One of the most difficult tasks for a crime writer is coming up with an original motive. The Swedish author Lars Kepler (actually the pen name of Alexander Ahndoril and Alex-andra Coelho Ahndoril) pulls it off in The Sandman, translated by Neil Smith (Blue Door £16.99 / ST Bookshop price £14.99 / ebook £8.49). Jurek Walter is a serial killer, serving a life sentence in the secure wing of a hospital. His modus operandi was to kidnap his victims and keep them in excruciating conditions before they died or were dispatched.

The book begins with one of Walter’s victims, an emaciated young man, staggering across a bridge near Stockholm during a blizzard. The boy and his sister disappeared, presumed drowned, seven years earlier. Now it seems that the youngsters have been held in a concrete bunker all this time. Kepler’s plots are always thrilling, but The Sandman is one of the most hair-raising crime novels published this year.

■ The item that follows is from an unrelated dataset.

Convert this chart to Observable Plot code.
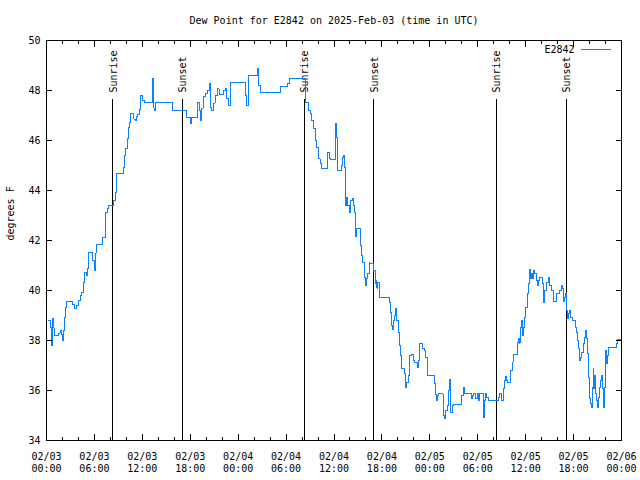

Anthony Quinn’s widely anticipated second novel Disappeared (Head of Zeus £12.99 / ST Bookshop price £11.69 / ebook 99p) is set in Northern Ireland. A former detective vanishes from the remote cottage he shares with his sister. Another man, who used to be an informer, is tortured to death. This is a tough yet lyrical novel, evoking a desperate period of Irish history when paramilitaries “disappeared” people they suspected of cooperating with the authorities.